For a moment, he seems to revert to his original status, as a macabre criminal who simply wants Batman dead and gone:



And then, in an inspired Finger-outburst, the Joker rationalizes his desire to keep the hero alive for the sake of the game they play:




And so the Joker carries out his super-villainous project in one of the better death-traps of the period: a variation on the "lady or the tiger" scheme-- and even this fits loosely with the story's overall pattern, in which the villain comes up with new, more macabre takes on familiar situations. Batman wins out, of course, and Finger even provides an ironic touch near the close. The Joker gets hold of the treasure-- a set of priceless pearls-- and then flings them away, believing that they're worthless because they've lost their luster. Not only does the hero arrive to beat the villain into submission, he also provides a know-it-all lecture, informing the Joker that the pearls are still valuable and that their luster has only temporarily faded due to not being in contact with human flesh for a time.

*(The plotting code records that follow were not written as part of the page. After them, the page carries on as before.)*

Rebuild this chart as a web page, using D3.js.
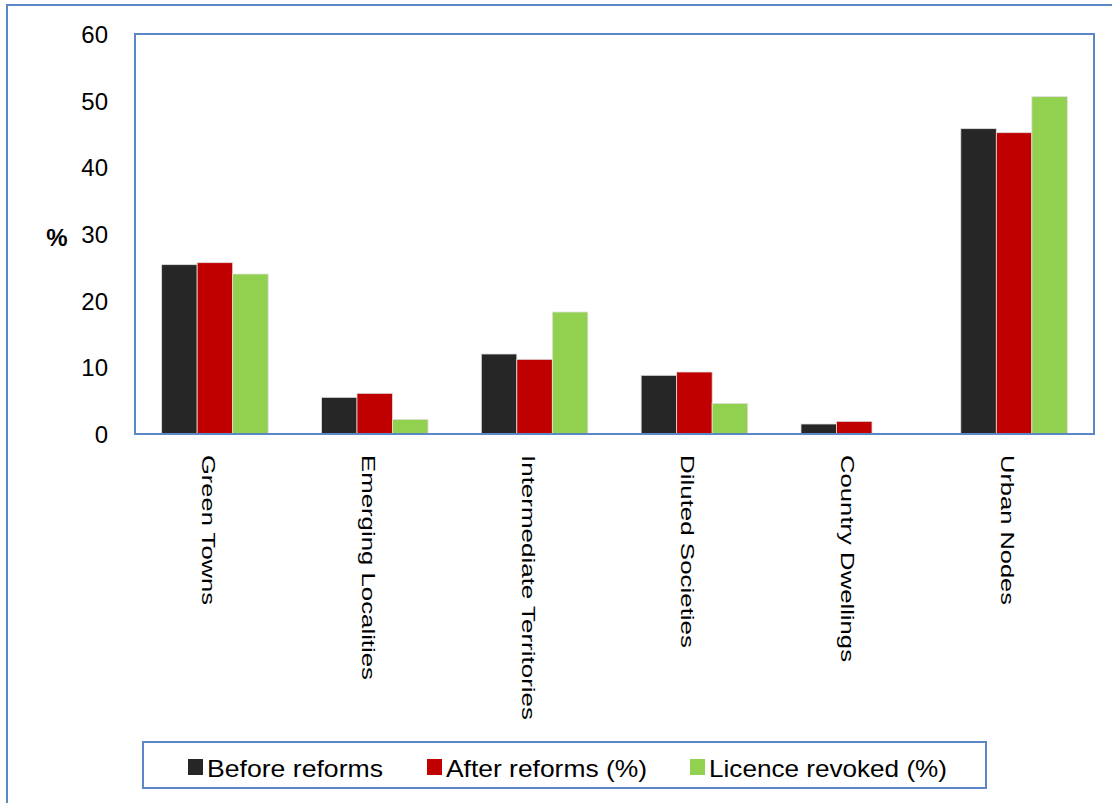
<!DOCTYPE html>
<html>
<head>
<meta charset="utf-8">
<script src="https://cdn.jsdelivr.net/npm/d3@7"></script>
<style>
  html, body { margin: 0; padding: 0; background: #ffffff; }
  svg { display: block; }
  text { font-family: Arial, "Liberation Sans", sans-serif; fill: #000; }
</style>
</head>
<body>
<svg id="chart" width="1112" height="803"></svg>
<script>
const categories = ["Green Towns", "Emerging Localities", "Intermediate Territories", "Diluted Societies", "Country Dwellings", "Urban Nodes"];
const seriesNames = ["Before reforms", "After reforms (%)", "Licence revoked (%)"];
const beforeReforms = [25.4, 5.5, 12.0, 8.8, 1.5, 45.8];
const afterReforms = [25.7, 6.1, 11.2, 9.3, 1.9, 45.2];
const licenceRevoked = [24.0, 2.2, 18.3, 4.6, 0, 50.6];
const yTicks = [0, 10, 20, 30, 40, 50, 60];
const seriesColors = ["#262626", "#C00000", "#92D050"];

const seriesValues = [beforeReforms, afterReforms, licenceRevoked];
const svg = d3.select("#chart");
const borderColor = "#5B87C6";

// outer frame
svg.append("rect").attr("x", 7).attr("y", 5).attr("width", 1120).attr("height", 820)
  .attr("fill", "none").attr("stroke", borderColor).attr("stroke-width", 2);

const plot = { left: 135, right: 1094, top: 34, bottom: 434 };

const x0 = d3.scaleBand().domain(categories).range([plot.left, plot.right]).paddingInner(0).paddingOuter(0);
const x1 = d3.scaleBand().domain(seriesNames).range([0, x0.bandwidth()]).paddingInner(0).paddingOuter(0.75);
const y = d3.scaleLinear().domain([0, 60]).range([plot.bottom, plot.top]);

// bars
seriesNames.forEach((s, si) => {
  svg.append("g").selectAll("rect")
    .data(categories.map((c, ci) => ({ c, v: seriesValues[si][ci] })))
    .join("rect")
    .attr("x", d => x0(d.c) + x1(s))
    .attr("y", d => y(d.v))
    .attr("width", x1.bandwidth())
    .attr("height", d => plot.bottom - y(d.v))
    .attr("fill", seriesColors[si])
    .attr("stroke", d => d.v > 0 ? "#e0e0e0" : "none")
    .attr("stroke-width", 0.8);
});

// plot frame
svg.append("rect").attr("x", plot.left).attr("y", plot.top)
  .attr("width", plot.right - plot.left).attr("height", plot.bottom - plot.top)
  .attr("fill", "none").attr("stroke", borderColor).attr("stroke-width", 2);

// y axis labels
const yAxis = d3.axisLeft(y).tickValues(yTicks).tickSize(0).tickPadding(27);
const gy = svg.append("g").attr("transform", `translate(${plot.left},0)`).call(yAxis);
gy.select(".domain").remove();
gy.selectAll("text").attr("font-size", 24).attr("font-family", "Arial, 'Liberation Sans', sans-serif").attr("dy", "0.36em");

svg.append("text").attr("x", 57).attr("y", 246).attr("text-anchor", "middle")
  .attr("font-size", 24).attr("font-weight", "bold").text("%");

// x labels (rotated)
const labelLen = [150, 225, 265, 193, 207, 150];
const gx = svg.append("g");
categories.forEach((c, i) => {
  const cx = x0(c) + x0.bandwidth() / 2;
  gx.append("text")
    .attr("transform", `translate(${cx - 13},${455}) rotate(90) scale(1,0.78)`)
    .attr("font-size", 24)
    .attr("textLength", labelLen[i])
    .attr("lengthAdjust", "spacingAndGlyphs")
    .text(c);
});

// legend
const legend = svg.append("g");
legend.append("rect").attr("x", 143).attr("y", 742).attr("width", 843).attr("height", 46)
  .attr("fill", "none").attr("stroke", borderColor).attr("stroke-width", 2);
const legX = [188, 427, 690];
const legTextLen = [176, 201, 238];
seriesNames.forEach((s, i) => {
  legend.append("rect").attr("x", legX[i]).attr("y", 759).attr("width", 15).attr("height", 16)
    .attr("fill", seriesColors[i]);
  legend.append("text").attr("x", legX[i] + 19).attr("y", 777)
    .attr("font-size", 24).attr("textLength", legTextLen[i]).attr("lengthAdjust", "spacingAndGlyphs")
    .text(s);
});
</script>
</body>
</html>
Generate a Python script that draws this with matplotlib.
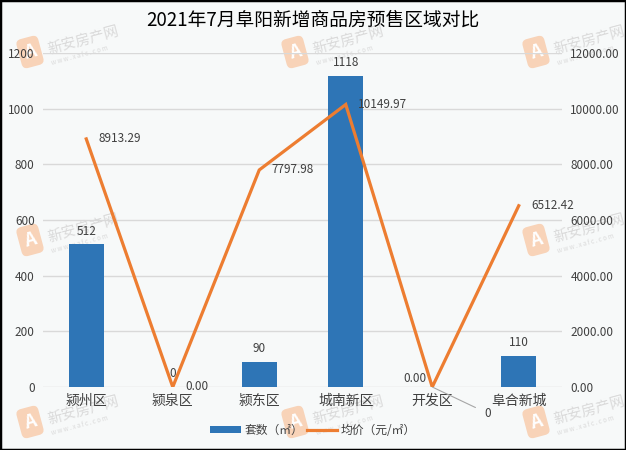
import matplotlib
matplotlib.use("Agg")
import matplotlib.pyplot as plt
from matplotlib.patches import Rectangle, Patch
from matplotlib.lines import Line2D
import numpy as np

plt.rcParams["font.family"] = ["Noto Sans CJK SC", "DejaVu Sans"]

districts = ["颍州区", "颍泉区", "颍东区", "城南新区", "开发区", "阜合新城"]
units = [512, 0, 90, 1118, 0, 110]
avg_price = [8913.29, 0.00, 7797.98, 10149.97, 0.00, 6512.42]

title = "2021年7月阜阳新增商品房预售区域对比"
bar_name = "套数（㎡）"
line_name = "均价（元/㎡）"

bar_color = "#2e75b6"
line_color = "#ed7d31"
text_color = "#404040"
bg = "#f7f9f9"

W, H = 626, 450
fig = plt.figure(figsize=(W / 100, H / 100), dpi=100, facecolor=bg)


def px(x, y):
    # pixel position (from top-left) -> figure fraction
    return x / W, 1 - y / H


ax = fig.add_axes([43 / W, 1 - 387 / H, (562 - 43) / W, (387 - 53) / H])
ax.set_facecolor("none")
ax2 = ax.twinx()

x = np.arange(len(districts))
ax.bar(x, units, width=0.4, color=bar_color, zorder=2)
ax2.plot(x, avg_price, color=line_color, linewidth=2.3, zorder=3,
         solid_joinstyle="miter")

ax.set_xlim(-0.5, len(districts) - 0.5)
ax.set_ylim(0, 1200)
ax.set_yticks(np.arange(0, 1201, 200))
ax2.set_ylim(0, 12000)
ax2.set_yticks(np.arange(0, 12001, 2000))
ax2.set_yticklabels([f"{v:.2f}" for v in np.arange(0, 12001, 2000)])

ax.set_xticks(x)
ax.set_xticklabels(districts, fontsize=10, color=text_color)
ax.grid(axis="y", color="#d9d9d9", linewidth=1, zorder=0)
ax.set_axisbelow(True)
for a in (ax, ax2):
    for s in a.spines.values():
        s.set_visible(False)
    a.tick_params(length=0, labelsize=8.5, labelcolor=text_color)
ax.tick_params(axis="y", pad=6)
ax.tick_params(axis="x", pad=5, labelsize=10)
ax2.tick_params(axis="y", pad=6)

# bar labels
for i, v in enumerate(units):
    if i == 4:
        continue
    ax.annotate(str(v), (i, v), xytext=(0, 5), textcoords="offset points",
                ha="center", va="bottom", fontsize=8.5, color=text_color)
# the 开发区 zero label sits below with a leader line
ax.annotate(str(units[4]), (4, 0), xytext=(40, -19), textcoords="offset points",
            ha="center", va="center", fontsize=8.5, color=text_color,
            arrowprops=dict(arrowstyle="-", color="#a6a6a6", lw=0.8,
                            shrinkA=5, shrinkB=0),
            annotation_clip=False)

# line labels
for i, v in enumerate(avg_price):
    if i == 4:
        ax2.annotate(f"{v:.2f}", (i, v), xytext=(-4, 6), textcoords="offset points",
                     ha="right", va="center", fontsize=8.5, color=text_color)
    else:
        ax2.annotate(f"{v:.2f}", (i, v), xytext=(9, 0), textcoords="offset points",
                     ha="left", va="center", fontsize=8.5, color=text_color)

fig.text(0.5, px(0, 20)[1], title, ha="center", va="center", fontsize=13.5,
         color="black")

handles = [Patch(facecolor=bar_color), Line2D([0], [0], color=line_color, lw=2.3)]
fig.legend(handles, [bar_name, line_name], loc="center",
           bbox_to_anchor=px(313, 430), ncol=2, frameon=False, fontsize=8.5,
           handlelength=2.6, handleheight=0.6, columnspacing=0.3,
           handletextpad=0.3, labelcolor=text_color)

# watermarks (behind the plot)
marks = [(30, 52), (295, 52), (536, 52), (30, 240), (536, 240),
         (30, 422), (295, 422), (536, 422)]
for mx, my in marks:
    fx, fy = px(mx, my)
    fig.text(fx, fy, "A", ha="center", va="center", fontsize=13, color="white",
             style="italic", weight="bold", rotation=15, zorder=-1,
             bbox=dict(boxstyle="round,pad=0.3", facecolor="#f8d3b8",
                       edgecolor="none"))
    tx, ty = px(mx + 16, my - 11)
    fig.text(tx, ty, "新安房产网", ha="left", va="center", fontsize=10.5,
             color="#dadada", rotation=15, zorder=-1)
    sx, sy = px(mx + 20, my + 3)
    fig.text(sx, sy, "w w w . x a f c . c o m", ha="left", va="center",
             fontsize=4.5, color="#dadada", rotation=15, zorder=-1)

fig.patches.append(Rectangle((0, 0), 1, 1, transform=fig.transFigure,
                             fill=False, edgecolor="black", linewidth=2.5))

fig.savefig("out.png", dpi=100, facecolor=bg)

Incidentally, this is one of the last Golden Age stories in which DC Comics allowed the Joker to kill victims. In the same year, he was executed for his crimes in "The Joker Walks the Last Mile" (DETECTIVE #64). However, the Joker has his henchmen utilize a special potion to jolt him back to life-- and then the judge rules that the super-crook can't be tried for any previous crimes, due to double jeopardy. From then on, DC was generally careful not to have him commit any new murders for which he could again be executed-- and so things remained until 1973, when Denny O'Neil and Neal Adams conceived of the idea that since the evildoer was criminally insane, he couldn't be executed-- not even for a never-ending series of murders that would soon make Hannibal Lecter seem like a piker by comparison.